* Problem to work on
Go through the material below and copy all lines with "this".

* Listed entries
+ + + + +

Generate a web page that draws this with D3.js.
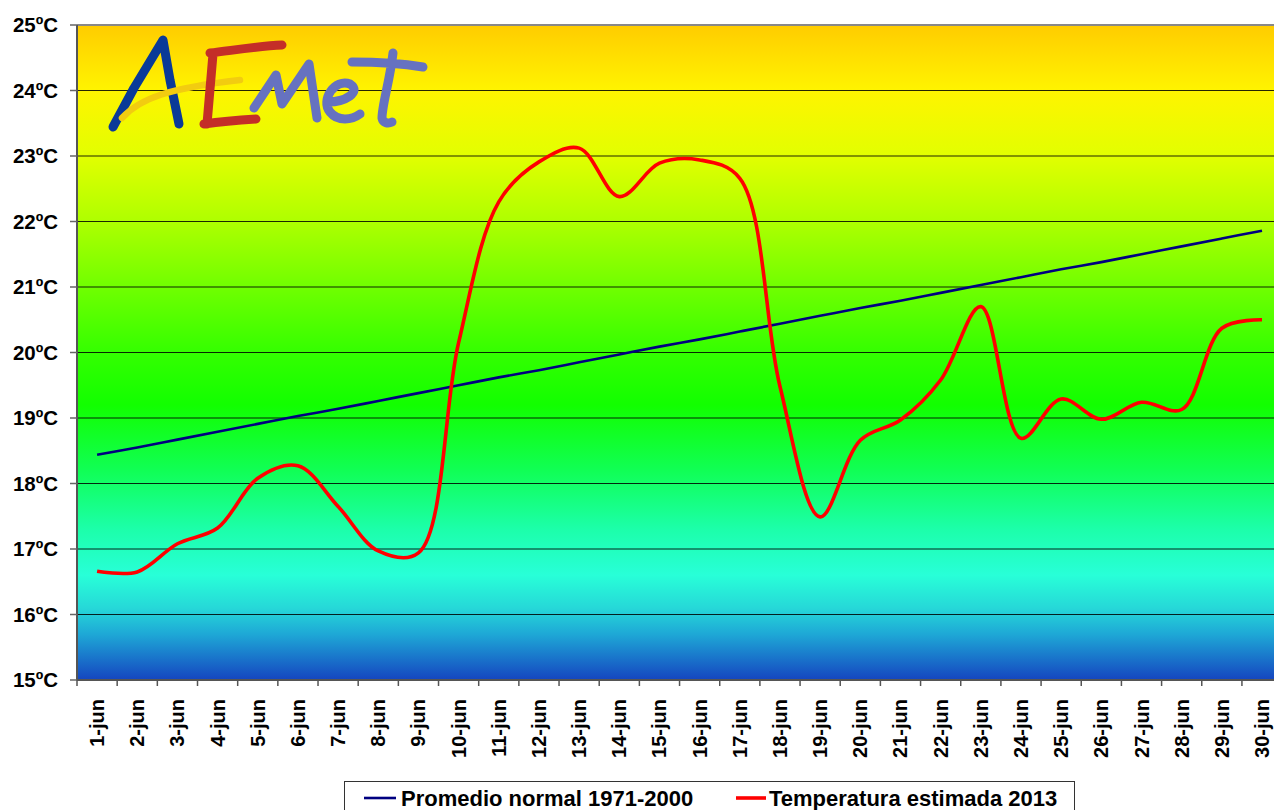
<!DOCTYPE html>
<html><head><meta charset="utf-8">
<script src="https://cdn.jsdelivr.net/npm/d3@7"></script>
<style>body{margin:0;background:#fff;overflow:hidden}svg{display:block}</style>
</head><body>
<svg id="c" width="1274" height="810"></svg>
<script>
const days = ["1-jun","2-jun","3-jun","4-jun","5-jun","6-jun","7-jun","8-jun","9-jun","10-jun","11-jun","12-jun","13-jun","14-jun","15-jun","16-jun","17-jun","18-jun","19-jun","20-jun","21-jun","22-jun","23-jun","24-jun","25-jun","26-jun","27-jun","28-jun","29-jun","30-jun"];
const normal = [18.44,18.55,18.67,18.79,18.91,19.03,19.14,19.26,19.38,19.50,19.62,19.73,19.85,19.97,20.09,20.20,20.32,20.44,20.56,20.68,20.79,20.91,21.03,21.15,21.27,21.38,21.50,21.62,21.74,21.86];
const estimada = [16.66,16.65,17.08,17.32,18.08,18.27,17.65,16.97,16.94,20.15,22.30,22.91,23.12,22.38,22.89,22.94,22.66,19.48,17.49,18.66,18.97,19.58,20.70,18.69,19.29,18.98,19.24,19.13,20.37,20.50];
const yTicks = [15,16,17,18,19,20,21,22,23,24,25];
const seriesNames = ["Promedio normal 1971-2000","Temperatura estimada 2013"];
const seriesColors = ["#000080","#FF0000"];

const svg = d3.select("#c");
const L = 77, T = 25, B = 680, R = 77 + 30*40.17;
const x = d3.scaleBand().domain(days).range([L, R]);
const y = d3.scaleLinear().domain([15,25]).range([B, T]);

// gradient background
const defs = svg.append("defs");
const g = defs.append("linearGradient").attr("id","bg").attr("x1",0).attr("y1",0).attr("x2",0).attr("y2",1);
[[0,"#FFCC00"],[0.1,"#FFF400"],[0.2,"#E2FF00"],[0.3,"#AEFF00"],[0.4,"#70FF00"],[0.5,"#34FF00"],[0.58,"#12FF00"],[0.68,"#10FF55"],[0.77,"#1CFFAA"],[0.84,"#28FFD8"],[0.89,"#26D8D8"],[0.93,"#1EA8D6"],[1,"#1545C0"]]
  .forEach(([o,c]) => g.append("stop").attr("offset",o).attr("stop-color",c));
svg.append("rect").attr("x",L).attr("y",T).attr("width",R-L).attr("height",B-T).attr("fill","url(#bg)");

// gridlines
svg.append("g").selectAll("line").data(yTicks.filter(d=>d>15 && d<25)).join("line")
  .attr("x1",L).attr("x2",R).attr("y1",d=>y(d)).attr("y2",d=>y(d))
  .attr("stroke","#000").attr("stroke-width",1.2).attr("stroke-opacity",0.85);
svg.append("line").attr("x1",L).attr("x2",R).attr("y1",T).attr("y2",T).attr("stroke","#888").attr("stroke-width",2);

// logo
const logo = svg.append("g").attr("fill","none").attr("stroke-linecap","round").attr("stroke-linejoin","round");
logo.append("path").attr("d","M113,127 L134,88 L163,40 L170,80 L179,124").attr("stroke","#0A3A98").attr("stroke-width",9);
logo.append("path").attr("d","M122,118 C140,98 170,88 240,80").attr("stroke","#F2CC10").attr("stroke-width",6.5);
logo.append("path").attr("d","M210,53 C235,50 260,46 282,45 M213,54 L207,124 M204,124 C225,121 240,120 256,119").attr("stroke","#C42E28").attr("stroke-width",9);
logo.append("path").attr("d","M254,108 L276,75 L282,104 L309,64 L317,118").attr("stroke","#6672C0").attr("stroke-width",9);
logo.append("path").attr("d","M328,102 C345,102 362,92 350,84 C335,78 320,100 330,112 C338,122 352,120 360,114").attr("stroke","#6672C0").attr("stroke-width",9);
logo.append("path").attr("d","M393,53 C390,80 382,105 382,118 C383,123 388,124 392,122 M352,62 C380,62 405,64 423,67").attr("stroke","#6672C0").attr("stroke-width",9);

// axes lines
svg.append("line").attr("x1",L).attr("x2",L).attr("y1",T).attr("y2",B).attr("stroke","#555").attr("stroke-width",2);
svg.append("line").attr("x1",L).attr("x2",R).attr("y1",B).attr("y2",B).attr("stroke","#555").attr("stroke-width",2);

// y ticks & labels
const ya = svg.append("g");
ya.selectAll("line").data(yTicks).join("line").attr("x1",70).attr("x2",L).attr("y1",d=>y(d)).attr("y2",d=>y(d)).attr("stroke","#666").attr("stroke-width",1.5);
ya.selectAll("text").data(yTicks).join("text").attr("x",58).attr("y",d=>y(d)).attr("dy","0.36em")
  .attr("text-anchor","end").attr("font-family","Liberation Sans, Arial, sans-serif").attr("font-weight","bold").attr("font-size",20.5)
  .text(d=>d+"ºC");

// x ticks & labels
const xa = svg.append("g");
const bounds = days.map(d=>x(d)).concat([R]);
xa.selectAll("line").data(bounds).join("line").attr("x1",d=>d).attr("x2",d=>d).attr("y1",B).attr("y2",B+6).attr("stroke","#555").attr("stroke-width",1.5);
xa.selectAll("text").data(days).join("text")
  .attr("transform",d=>`translate(${x(d)+x.bandwidth()/2+7},699) rotate(-90)`)
  .attr("text-anchor","end").attr("font-family","Liberation Sans, Arial, sans-serif").attr("font-weight","bold").attr("font-size",20)
  .text(d=>d);

// lines
const cx = d => x(d)+x.bandwidth()/2;
svg.append("path").datum(normal).attr("fill","none").attr("stroke",seriesColors[0]).attr("stroke-width",2.6)
  .attr("d", d3.line().x((d,i)=>cx(days[i])).y(d=>y(d)).curve(d3.curveCatmullRom.alpha(0.5)));
svg.append("path").datum(estimada).attr("fill","none").attr("stroke",seriesColors[1]).attr("stroke-width",3.6)
  .attr("d", d3.line().x((d,i)=>cx(days[i])).y(d=>y(d)).curve(d3.curveCatmullRom.alpha(0.5)));

// legend
const lg = svg.append("g");
lg.append("rect").attr("x",344.5).attr("y",781.5).attr("width",730).attr("height",40).attr("fill","#fff").attr("stroke","#333").attr("stroke-width",1);
const lx = [[364,396,401],[736,766,769]];
seriesNames.forEach((n,i)=>{
  lg.append("line").attr("x1",lx[i][0]).attr("x2",lx[i][1]).attr("y1",798).attr("y2",798).attr("stroke",seriesColors[i]).attr("stroke-width",i?3.6:2.6);
  lg.append("text").attr("x",lx[i][2]).attr("y",806).attr("font-family","Liberation Sans, Arial, sans-serif").attr("font-weight","bold").attr("font-size",22).text(n);
});
</script>
</body></html>
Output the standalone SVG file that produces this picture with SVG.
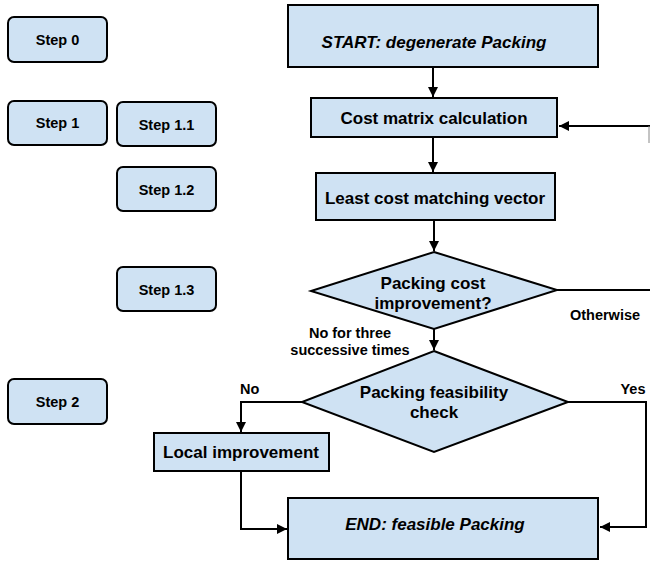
<svg xmlns="http://www.w3.org/2000/svg" width="650" height="563" viewBox="0 0 650 563">
<defs>
<marker id="ah" viewBox="0 0 10 10" refX="10" refY="5" markerWidth="5" markerHeight="5" orient="auto" markerUnits="strokeWidth">
<path d="M0,0 L10,5 L0,10 z" fill="#000"/>
</marker>
<style>
.box{fill:#cfe2f3;stroke:#000;stroke-width:2}
.step{fill:#cfe2f3;stroke:#000;stroke-width:2}
.t{font-family:"Liberation Sans",Arial,sans-serif;font-weight:bold;font-size:17px;fill:#000;text-anchor:middle}
.ti{font-style:italic}
.st{font-family:"Liberation Sans",Arial,sans-serif;font-weight:bold;font-size:14.5px;fill:#000;text-anchor:middle}
.lb{font-family:"Liberation Sans",Arial,sans-serif;font-weight:bold;font-size:14.5px;fill:#000}
.c{fill:none;stroke:#000;stroke-width:2}
</style>
</defs>
<rect width="650" height="563" fill="#fff"/>
<g id="connectors">
<path class="c" d="M433,67 V97" marker-end="url(#ah)"/>
<path class="c" d="M433,137 V172" marker-end="url(#ah)"/>
<path class="c" d="M434,220 V251" marker-end="url(#ah)"/>
<path class="c" d="M434,329 V350" marker-end="url(#ah)"/>
<path class="c" d="M557,290 H650"/>
<path class="c" d="M650,126 H559" marker-end="url(#ah)"/>
<path d="M649,126 V143" fill="none" stroke="#888" stroke-width="1"/>
<path class="c" d="M302,402 H241 V432" marker-end="url(#ah)"/>
<path class="c" d="M568,402 H646 V527 H600" marker-end="url(#ah)"/>
<path class="c" d="M241,471 V529 H287" marker-end="url(#ah)"/>
</g>
<g id="step0"><rect class="step" x="8" y="17" width="99" height="45" rx="6"/><text class="st" x="57.5" y="45">Step 0</text></g>
<g id="step1"><rect class="step" x="8" y="101" width="99" height="44" rx="6"/><text class="st" x="57.5" y="128">Step 1</text></g>
<g id="step11"><rect class="step" x="117" y="102" width="99" height="44" rx="6"/><text class="st" x="166.5" y="130">Step 1.1</text></g>
<g id="step12"><rect class="step" x="117" y="167" width="99" height="44" rx="6"/><text class="st" x="166.5" y="195">Step 1.2</text></g>
<g id="step13"><rect class="step" x="117" y="267" width="99" height="44" rx="6"/><text class="st" x="166.5" y="295">Step 1.3</text></g>
<g id="step2"><rect class="step" x="8" y="379" width="99" height="45" rx="6"/><text class="st" x="57.5" y="407">Step 2</text></g>
<g id="start"><rect class="box" x="288" y="5" width="310" height="62"/><text class="t ti" x="434" y="48">START: degenerate Packing</text></g>
<g id="cost"><rect class="box" x="311" y="98" width="246" height="39"/><text class="t" x="434" y="124">Cost matrix calculation</text></g>
<g id="least"><rect class="box" x="316" y="173" width="239" height="47"/><text class="t" x="435" y="204">Least cost matching vector</text></g>
<g id="d1"><polygon class="box" points="434,252 557,290 434,329 311,291"/><text class="t" x="433" y="289">Packing cost</text><text class="t" x="433" y="309">improvement?</text></g>
<g id="d2"><polygon class="box" points="434,351 568,402 434,452 302,402"/><text class="t" x="434" y="398">Packing feasibility</text><text class="t" x="434" y="418">check</text></g>
<g id="local"><rect class="box" x="154" y="433" width="175" height="38"/><text class="t" x="241" y="458">Local improvement</text></g>
<g id="end"><rect class="box" x="288" y="498" width="310" height="61"/><text class="t ti" x="435" y="530">END: feasible Packing</text></g>
<g id="labels">
<text class="lb" x="605" y="320" text-anchor="middle">Otherwise</text>
<text class="lb" x="350" y="338" text-anchor="middle">No for three</text>
<text class="lb" x="350" y="355" text-anchor="middle">successive times</text>
<text class="lb" x="240" y="394">No</text>
<text class="lb" x="633" y="394" text-anchor="middle">Yes</text>
</g>
</svg>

+ + + + +

* The result
Generate a web page that draws this with D3.js.
Output the standalone SVG file that produces this picture with SVG.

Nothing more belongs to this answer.